Kwart over vier! Anderhalf uur later dan dat ze vrij was van school. En dat over een ritje dat mij twintig minuten kostte! Dat was dus ook nog in de Ramadanperiode waarin ze eerder vrij waren. Ik rekende al uit dat na de Ramadan ze pas om vijf uur thuis zou zijn. Dat vond ik teveel van het goede. Helemaal voor een zevenjarige en zeker gezien het vele huiswerk en het zware lesprogramma dat ze sowieso al hadden. Zelfs de peuter- en kleuterklassen hadden al drie examenperiodes per jaar. Zoveel reistijd naar school voor mijn kinderen, die anders na twintig minuten thuis konden zijn, stond me nu helemaal tegen.

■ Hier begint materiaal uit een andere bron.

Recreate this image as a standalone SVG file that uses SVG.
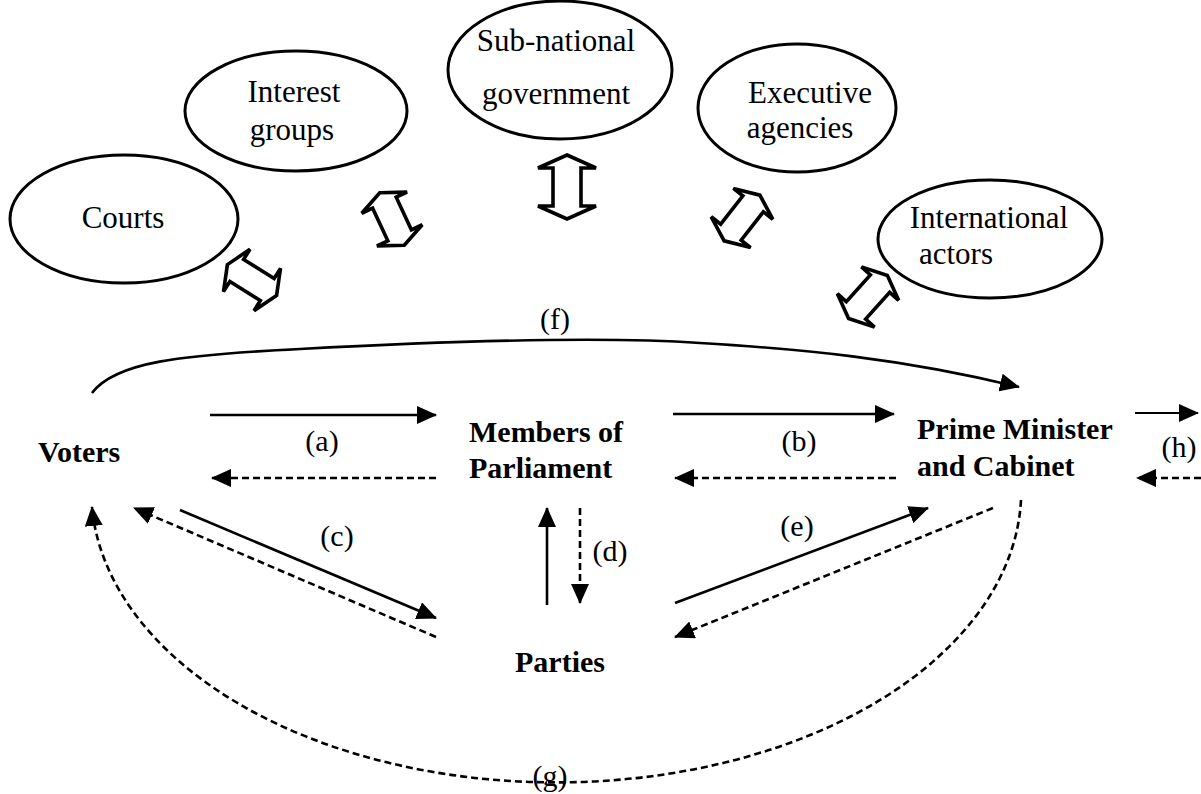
<svg xmlns="http://www.w3.org/2000/svg" width="1201" height="794" viewBox="0 0 1201 794">
<defs>
<style>
.ell{fill:#fff;stroke:#000;stroke-width:3}
.et{font-size:31px;fill:#000;text-anchor:middle}
.bt{font-size:30px;font-weight:bold;fill:#000}
.lb{font-size:30px;fill:#000;text-anchor:middle}
.blk{fill:#fff;stroke:#000;stroke-width:3.6;stroke-linejoin:miter}
.sol{fill:none;stroke:#000;stroke-width:2.6;marker-end:url(#ah)}
.dsh{fill:none;stroke:#000;stroke-width:2.6;stroke-dasharray:7 4;marker-end:url(#ah)}
</style>
<marker id="ah" viewBox="0 0 20 18" refX="19" refY="9" markerWidth="20" markerHeight="18" markerUnits="userSpaceOnUse" orient="auto">
<path d="M0,0 L20,9 L0,18 Z" fill="#000"/>
</marker>
<path id="darrow" d="M0,-29 L25,-18 L13,-18 L13,18 L25,18 L0,29 L-25,18 L-13,18 L-13,-18 L-25,-18 Z"/>
</defs>
<rect width="1201" height="794" fill="#fff"/>

<g font-family="Liberation Serif, Tinos, Times New Roman, DejaVu Serif, serif">
<g id="courts">
<ellipse class="ell" cx="124" cy="219" rx="114" ry="64"/>
<text class="et" x="123" y="228">Courts</text>
</g>
<g id="interest-groups">
<ellipse class="ell" cx="296" cy="111" rx="111" ry="60"/>
<text class="et" x="294" y="102">Interest</text>
<text class="et" x="292" y="140">groups</text>
</g>
<g id="sub-national-government">
<ellipse class="ell" cx="560" cy="70" rx="112" ry="69"/>
<text class="et" x="556" y="51">Sub-national</text>
<text class="et" x="556" y="104">government</text>
</g>
<g id="executive-agencies">
<ellipse class="ell" cx="797" cy="108" rx="99" ry="64"/>
<text class="et" x="810" y="103">Executive</text>
<text class="et" x="800" y="138">agencies</text>
</g>
<g id="international-actors">
<ellipse class="ell" cx="990" cy="239" rx="112" ry="59"/>
<text class="et" x="989" y="228">International</text>
<text class="et" x="956" y="264">actors</text>
</g>

<g id="block-arrows">
<use href="#darrow" class="blk" transform="translate(252,280) rotate(-58)"/>
<use href="#darrow" class="blk" transform="translate(392,219) rotate(-25)"/>
<path class="blk" d="M0,-32 L29,-19 L14,-19 L14,19 L29,19 L0,32 L-29,19 L-14,19 L-14,-19 L-29,-19 Z" transform="translate(567,187)"/>
<use href="#darrow" class="blk" transform="translate(742,218) rotate(38)"/>
<use href="#darrow" class="blk" transform="translate(868,297) rotate(42)"/>
</g>

<g id="voters"><text class="bt" x="38" y="462">Voters</text></g>
<g id="members-of-parliament">
<text class="bt" x="469" y="442">Members of</text>
<text class="bt" x="469" y="478">Parliament</text>
</g>
<g id="prime-minister-and-cabinet">
<text class="bt" x="917" y="439">Prime Minister</text>
<text class="bt" x="917" y="476">and Cabinet</text>
</g>
<g id="parties"><text class="bt" x="515" y="672">Parties</text></g>

<g id="connectors">
<line class="sol" x1="210" y1="415" x2="436" y2="415"/>
<line class="dsh" x1="436" y1="478" x2="212" y2="478"/>
<line class="sol" x1="673" y1="414" x2="894" y2="414"/>
<line class="dsh" x1="896" y1="478" x2="675" y2="478"/>
<line class="sol" x1="1135" y1="413" x2="1198" y2="413" style="stroke-width:1.8"/>
<line class="dsh" x1="1201" y1="478" x2="1137" y2="478"/>
<line class="sol" x1="180" y1="510" x2="436" y2="618"/>
<line class="dsh" x1="436" y1="637" x2="134" y2="508"/>
<line class="sol" x1="547" y1="605" x2="547" y2="508"/>
<line class="dsh" x1="580" y1="508" x2="580" y2="603"/>
<line class="sol" x1="675" y1="603" x2="928" y2="508"/>
<line class="dsh" x1="993" y1="508" x2="675" y2="637"/>
<path class="sol" d="M92,393 C115,362 180,355 300,349 C450,341 600,336 700,343 C800,349 900,358 1019,387"/>
<path class="dsh" d="M1021,500 A465,292 0 0 1 92,507"/>
</g>

<g id="labels">
<text class="lb" x="322" y="451">(a)</text>
<text class="lb" x="799" y="451">(b)</text>
<text class="lb" x="337" y="546">(c)</text>
<text class="lb" x="610" y="561">(d)</text>
<text class="lb" x="797" y="536">(e)</text>
<text class="lb" x="555" y="329">(f)</text>
<text class="lb" x="550" y="786">(g)</text>
<text class="lb" x="1179" y="457">(h)</text>
</g>
</g>
</svg>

De eerste schooldag was mijn dochter overigens zelf wel goed bevallen. In geuren en kleuren vertelde ze me dat ze nu naast het Koerdisch ook Arabisch kreeg.
“En ging het goed met Arabisch?” vroeg ik haar.
Waarop zij antwoordde: “Ik moest vragen beantwoorden en ik weet niet hoe ik het heb gedaan, maar het was wel allemaal goed.”

Wat de schoolbus betrof, overlegde ik met mijn man en vanaf de volgende dag bracht ik mijn dochters gewoon weer zelf naar school.